Micrologies

Le choeur dans Hippolyte


Un beau stasimon (chant du chœur) de l’Hippolyte d’Euripide commence par l’expression d’un doute sur la providence divine (v. 1102-1110) :

Ἦ μέγα μοι τὰ θεῶν μελεδήμαθ', ὅταν φρένας ἔλθῃ,
λύπας παραιρεῖ·
ξύνεσίν δέ τιν’ ἐλπὶδι κεύθων
λείπομαι ἔν τε τύχαις θνατῶν καὶ ἐν ἔργμασι λεύσσων·
Ἄλλα γὰρ ἄλλοθεν ἀμείβεται,
μετὰ δ' ἵσταται ἀνδράσιν αἰὼν
πολυπλάνητος αἰεί.

« Oui, la Providence divine, quand elle entre en ma pensée, est un puissant réconfort à mes peines ; mais mon espoir secret en une Intelligence cède à la vue des hasards et des actions humaines. En sens divers se succèdent les vicissitudes, et les hommes voient changer leurs jours au gré d’un éternel caprice » (trad. L. Méridier).

Cette traduction proposée dans cette édition (C.U.F.) n’est pas sans poser quelques problèmes, notamment dans l’utilisation du mot « Providence » avec une majuscule, fort empreint de spiritualité chrétienne (on retrouve aussi ce terme dans la version de V.-H. Debidour). Ces deux traducteurs rendent ainsi les mots tà theôn meledêmata ; le nom melédêma (ici au pluriel) signifie « soin, souci, inquiétude ». Il a pour complément theôn, « des dieux ». Que faire de ce génitif et de ce « souci des dieux » ? Méridier le comprend comme subjectif : le souci que les dieux ont des hommes, c’est-à-dire la Providence. Mais il signale aussi en note la possibilité d’un génitif objectif : le souci des dieux (chez les hommes), le fait de penser aux dieux.

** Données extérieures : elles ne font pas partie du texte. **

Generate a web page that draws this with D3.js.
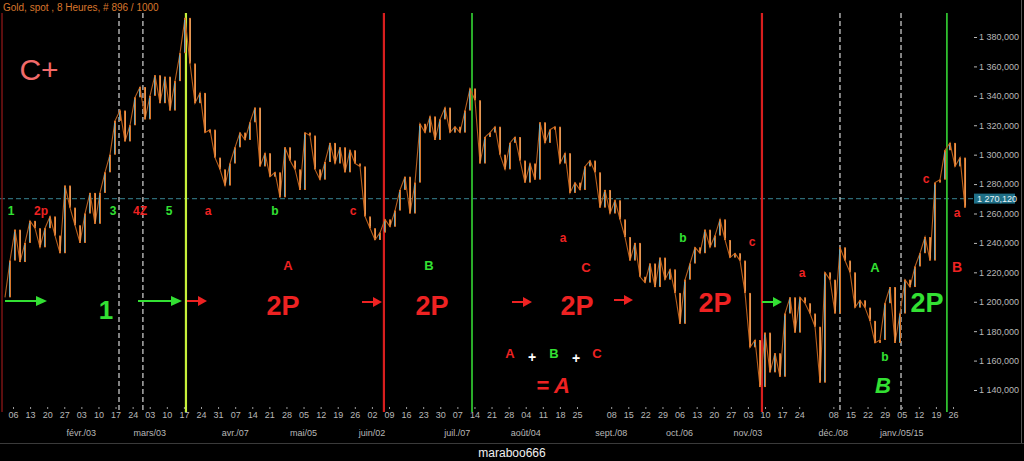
<!DOCTYPE html>
<html><head><meta charset="utf-8">
<script src="https://cdn.jsdelivr.net/npm/d3@7"></script>
<style>
html,body{margin:0;padding:0;background:#000;overflow:hidden;}
svg{display:block;font-family:"Liberation Sans",Arial,sans-serif;}
</style></head><body>
<svg id="c" width="1024" height="461"></svg>
<script>
// ---------- DATA ----------
const prices = [
 1203,1228,1249,1227,1240,1255,1250,1237,1250,1258,
 1245,1233,1279,1264,1252,1240,1260,1274,1253,1274,
 1288,1300,1323,1330,1309,1320,1339,1346,1324,1340,
 1354,1335,1353,1330,1350,1369,1393,1362,1335,1342,
 1315,1317,1298,1290,1279,1294,1305,1315,1310,1322,
 1332,1292,1301,1285,1288,1271,1305,1296,1290,1276,
 1315,1313,1290,1283,1295,1308,1294,1305,1288,1303,
 1294,1292,1258,1250,1242,1247,1256,1251,1262,1276,
 1285,1260,1281,1321,1315,1326,1310,1324,1332,1315,
 1319,1315,1330,1345,1337,1294,1312,1315,1319,1300,
 1290,1308,1312,1296,1281,1294,1283,1322,1308,1317,
 1319,1294,1301,1274,1281,1276,1292,1296,1288,1264,
 1276,1260,1269,1256,1244,1228,1240,1217,1213,1226,
 1210,1230,1215,1222,1206,1185,1215,1226,1237,1233,
 1249,1237,1245,1256,1242,1230,1233,1228,1206,1169,
 1174,1142,1179,1152,1165,1149,1192,1203,1179,1203,
 1199,1192,1183,1145,1220,1215,1192,1237,1228,1220,
 1196,1201,1196,1187,1172,1174,1199,1210,1172,1192,
 1215,1210,1224,1233,1244,1228,1281,1283,1303,1308,
 1292,1298,1264
];
const seriesStart = "2014-01-02T17:20:00Z";
const stepMinutes = 2949;
const lastPrice = 1270.12;
const priceTicks = [1140,1160,1180,1200,1220,1240,1260,1280,1300,1320,1340,1360,1380];
const weekTickDates = [
 "2014-01-06","2014-01-13","2014-01-20","2014-01-27","2014-02-03","2014-02-10","2014-02-17","2014-02-24",
 "2014-03-03","2014-03-10","2014-03-17","2014-03-24","2014-03-31","2014-04-07","2014-04-14","2014-04-21",
 "2014-04-28","2014-05-05","2014-05-12","2014-05-19","2014-05-26","2014-06-02","2014-06-09","2014-06-16",
 "2014-06-23","2014-06-30","2014-07-07","2014-07-14","2014-07-21","2014-07-28","2014-08-04","2014-08-11",
 "2014-08-18","2014-08-25","2014-09-08","2014-09-15","2014-09-22","2014-09-29","2014-10-06","2014-10-13",
 "2014-10-20","2014-10-27","2014-11-03","2014-11-10","2014-11-17","2014-11-24","2014-12-08","2014-12-15",
 "2014-12-22","2014-12-29","2015-01-05","2015-01-12","2015-01-19","2015-01-26"
];
const monthLabelDates = ["2014-02-03","2014-03-03","2014-04-07","2014-05-05","2014-06-02","2014-07-07",
 "2014-08-04","2014-09-08","2014-10-06","2014-11-03","2014-12-08","2015-01-05"];
const monthLabelTexts = ["févr./03","mars/03","avr./07","mai/05","juin/02","juil./07",
 "août/04","sept./08","oct./06","nov./03","déc./08","janv./05/15"];
const eventLineDates = ["2014-01-01T12:00:00Z","2014-02-18T10:00:00Z","2014-02-28T05:00:00Z","2014-03-17T20:00:00Z",
 "2014-06-06T22:00:00Z","2014-07-13T00:00:00Z","2014-11-08T18:00:00Z","2014-12-10T17:00:00Z",
 "2015-01-04T17:00:00Z","2015-01-23T12:00:00Z"];
const eventLineKinds = ["edge","dash","dash","yellow","red","green","red","dash","dash","green"];
const headerText = "Gold, spot , 8 Heures, # 896 / 1000";
const footerText = "maraboo666";

// ---------- STYLES / LAYOUT ----------
const RED = "#ee2222", GREEN = "#33e033", SALMON = "#f26a6a", WHITE = "#ffffff";
const lineStyle = {
  edge:{stroke:"#7a1414", w:1.5, dash:null},
  dash:{stroke:"#d8d8d8", w:1.2, dash:"5,3"},
  yellow:{stroke:"#c6f03a", w:2.2, dash:null},
  red:{stroke:"#d81e1e", w:2.2, dash:null},
  green:{stroke:"#2fbf2f", w:1.8, dash:null}
};
const labels = [
 {t:"C+", x:39, y:80, c:SALMON, s:30, w:"normal"},
 {t:"1", x:11, y:215, c:GREEN, s:12},
 {t:"2p", x:41, y:215, c:RED, s:12},
 {t:"3", x:113, y:215, c:GREEN, s:12},
 {t:"4Z", x:140, y:215, c:RED, s:12},
 {t:"5", x:169, y:215, c:GREEN, s:12},
 {t:"a", x:208, y:215, c:RED, s:12},
 {t:"b", x:275, y:215, c:GREEN, s:12},
 {t:"c", x:353, y:215, c:RED, s:12},
 {t:"A", x:288, y:270, c:RED, s:13},
 {t:"B", x:429, y:270, c:GREEN, s:13},
 {t:"2P", x:283, y:315, c:RED, s:27},
 {t:"2P", x:432, y:315, c:RED, s:27},
 {t:"2P", x:577, y:315, c:RED, s:27},
 {t:"2P", x:715, y:312, c:RED, s:27},
 {t:"2P", x:927, y:312, c:GREEN, s:27},
 {t:"1", x:106, y:319, c:GREEN, s:26},
 {t:"a", x:563, y:242, c:RED, s:12},
 {t:"C", x:586, y:272, c:RED, s:13},
 {t:"b", x:683, y:242, c:GREEN, s:12},
 {t:"A", x:510, y:358, c:RED, s:13},
 {t:"+", x:532, y:362, c:WHITE, s:14},
 {t:"B", x:554, y:358, c:GREEN, s:13},
 {t:"+", x:576, y:363, c:WHITE, s:14},
 {t:"C", x:597, y:358, c:RED, s:13},
 {t:"=", x:543, y:393, c:RED, s:22},
 {t:"A", x:562, y:393, c:RED, s:22, i:true},
 {t:"c", x:752, y:246, c:RED, s:12},
 {t:"a", x:802, y:277, c:RED, s:12},
 {t:"A", x:875, y:272, c:GREEN, s:13},
 {t:"b", x:885, y:361, c:GREEN, s:12},
 {t:"B", x:883, y:393, c:GREEN, s:22, i:true},
 {t:"c", x:926, y:183, c:RED, s:12},
 {t:"a", x:957, y:217, c:RED, s:12},
 {t:"B", x:957, y:272, c:RED, s:14}
];
const arrows = [
 {x1:5,x2:47,y:301,c:GREEN},{x1:138,x2:182,y:301,c:GREEN},{x1:187,x2:207,y:301,c:RED},
 {x1:362,x2:382,y:302,c:RED},{x1:512,x2:532,y:302,c:RED},{x1:614,x2:633,y:300,c:RED},
 {x1:762,x2:782,y:302,c:GREEN}
];

// ---------- CHART ----------
const svg = d3.select("#c");
svg.append("rect").attr("width",1024).attr("height",461).attr("fill","#000");

const pu = d3.utcParse("%Y-%m-%d");
const pt = d3.isoParse;
const x = d3.scaleUtc().domain([pu("2014-01-06"), pu("2015-01-26")]).range([13, 953]);
const y = d3.scaleLinear().domain([1140, 1380]).range([390, 37]);

const t0 = pt(seriesStart);
const series = prices.map((p,i)=>({t:d3.utcMinute.offset(t0, i*stepMinutes), p}));

// header
svg.append("text").attr("x",3).attr("y",11).attr("fill","#d8762c")
  .attr("font-size",10).text(headerText);

// last price dashed line
svg.append("line").attr("x1",0).attr("x2",974).attr("y1",y(lastPrice)).attr("y2",y(lastPrice))
  .attr("stroke","#2c6a76").attr("stroke-width",1.2).attr("stroke-dasharray","5,3");

// event lines
eventLineDates.forEach((d,i)=>{
  const st = lineStyle[eventLineKinds[i]];
  const xx = x(pt(d));
  svg.append("line").attr("x1",xx).attr("x2",xx).attr("y1",13).attr("y2",412)
    .attr("stroke",st.stroke).attr("stroke-width",st.w)
    .attr("stroke-dasharray",st.dash);
});

// price bars
const g = svg.append("g");
g.append("path").datum(series)
  .attr("d", d3.line().x(d=>x(d.t)).y(d=>y(d.p)))
  .attr("fill","none").attr("stroke","#b85e1c").attr("stroke-width",1.1);
series.forEach((d,i)=>{
  if(i===0) return;
  const prev = series[i-1].p;
  const up = d.p >= prev;
  const xx = x(d.t);
  const y1 = y(Math.max(prev,d.p)), y2 = y(Math.min(prev,d.p));
  g.append("rect").attr("x",xx-1).attr("y",y1).attr("width",2).attr("height",Math.max(1,y2-y1))
    .attr("fill","#d9762a");
  if(up){
    g.append("line").attr("x1",xx-0.5).attr("x2",xx-0.5).attr("y1",y1+2).attr("y2",y2-1)
      .attr("stroke","#6fa9b8").attr("stroke-width",1);
  } else {
    g.append("line").attr("x1",xx+0.5).attr("x2",xx+0.5).attr("y1",y1+1).attr("y2",y2-2)
      .attr("stroke","#e8a060").attr("stroke-width",0.8);
  }
});

// annotation labels
labels.forEach(l=>{
  svg.append("text").attr("x",l.x).attr("y",l.y).attr("text-anchor","middle")
    .attr("fill",l.c).attr("font-size",l.s).attr("font-weight",l.w||"bold")
    .attr("font-style",l.i?"italic":"normal").text(l.t);
});
arrows.forEach(a=>{
  const hl = (a.x2-a.x1)>30 ? 11 : 9;
  svg.append("line").attr("x1",a.x1).attr("x2",a.x2-hl+1).attr("y1",a.y).attr("y2",a.y)
    .attr("stroke",a.c).attr("stroke-width",2);
  svg.append("path").attr("d",`M${a.x2},${a.y}L${a.x2-hl},${a.y-5}L${a.x2-hl},${a.y+5}Z`).attr("fill",a.c);
});

// y axis (right)
const fr = d3.formatLocale({decimal:",", thousands:" ", grouping:[3], currency:["",""]});
const fmt = fr.format(",.3f");
const ya = svg.append("g").attr("transform","translate(974,0)")
  .call(d3.axisRight(y).tickValues(priceTicks).tickSize(3).tickPadding(2).tickFormat(fmt));
ya.select(".domain").remove();
ya.selectAll("line").attr("stroke","#b8b8b8");
ya.selectAll("text").attr("fill","#b8b8b8").attr("font-size",9).attr("font-family","Liberation Sans, Arial, sans-serif");

// last price box
const ly = y(lastPrice);
svg.append("rect").attr("x",974).attr("y",ly-5).attr("width",41).attr("height",10).attr("fill","#1f6f86");
svg.append("text").attr("x",977).attr("y",ly).attr("dy","0.34em").attr("fill","#e8f4f8")
  .attr("font-size",9).text(fmt(lastPrice));

// x axis
const xa = svg.append("g").attr("transform","translate(0,407)")
  .call(d3.axisBottom(x).tickValues(weekTickDates.map(pu)).tickSize(2).tickPadding(3).tickFormat(d3.utcFormat("%d")));
xa.select(".domain").remove();
xa.selectAll("line").attr("stroke","#9a9a9a");
xa.selectAll("text").attr("fill","#b8b8b8").attr("font-size",9).attr("font-family","Liberation Sans, Arial, sans-serif");

svg.append("g").selectAll("text").data(monthLabelDates).join("text")
  .attr("x",d=>x(pu(d))).attr("y",436).attr("text-anchor","middle")
  .attr("fill","#b8b8b8").attr("font-size",9).text((d,i)=>monthLabelTexts[i]);

// frame & footer
svg.append("line").attr("x1",0).attr("x2",1024).attr("y1",443.5).attr("y2",443.5).attr("stroke","#3a3a3a");
svg.append("line").attr("x1",1021.5).attr("x2",1021.5).attr("y1",0).attr("y2",443).attr("stroke","#555");
svg.append("text").attr("x",512).attr("y",457).attr("text-anchor","middle").attr("fill","#f0f0f0")
  .attr("font-size",12).text(footerText);
</script>
</body></html>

La nuance n'est pas mince et change l’importance respective des deux parties de la phrase : dans le premier cas, la Providence est présentée comme un point d’ancrage extérieur, un refuge toujours présent contre le doute. Dans le deuxième cas, le réconfort est seulement subjectif, c’est le désarroi qui domine : on quitte le monde des dieux (theôn) pour celui des hommes (thnatôn) ; ce que l’on croit compte moins que ce l’on voit (leússōn).

J’avais une préférence toute subjective pour cette interprétation jusqu’à tomber sur le commentaire que fait P. Veyne de cette citation (1). Voici comment il traduit le début du passage :

« Combien les soins qu’ont les dieux pour les hommes, lorsque j’y pense, me relèvent de ma peine ! Mais, tout en espérant, au fond de moi-même, comprendre, je cesse de comprendre lorsque mes yeux s’ouvrent aux actions des hommes et à leurs sorts. Car il en sort tantôt ceci, tantôt cela, et toujours la vie humaine est instable et va de-ci, de-là.»

Veyne accepte donc le génitif subjectif (« les soins qu'ont les dieux »). Mais il récuse la majuscule, l’équivalence douteuse entre theôn et la Providence et il neutralise la charge chrétienne de la formule en conservant le pluriel du grec (« les soins » ).

Mais cette expression n’est pas la seule à faire difficulté : le mot xúnesin, (compréhension, intelligence), pose exactement le même problème : se rapporte-t-il aux hommes ou aux dieux ? Là où Méridier voit chez le chœur l’intuition d’une « Intelligence » suprême et Debidour celle d’un « Ordre intelligible » , Veyne ironise : « C’est faire dire au texte plus qu’il ne peut contenir. » Il renvoie modestement aux difficiles efforts humains pour comprendre hommes et dieux. Son commentaire : « Depuis toujours, les Grecs admettaient avec résignation que les desseins des dieux et le cours qu’ils imprimaient au monde étaient finalement inspirés par la justice. Euripide, lui, ne se résigne plus. »

Le ton est peut-être d’autant plus personnel, que le chœur, constitué de femmes, s’exprime ici pourtant au masculin (note de Méridier).

1. L’Empire gréco-romain, Paris, 2005, pp. 478-479.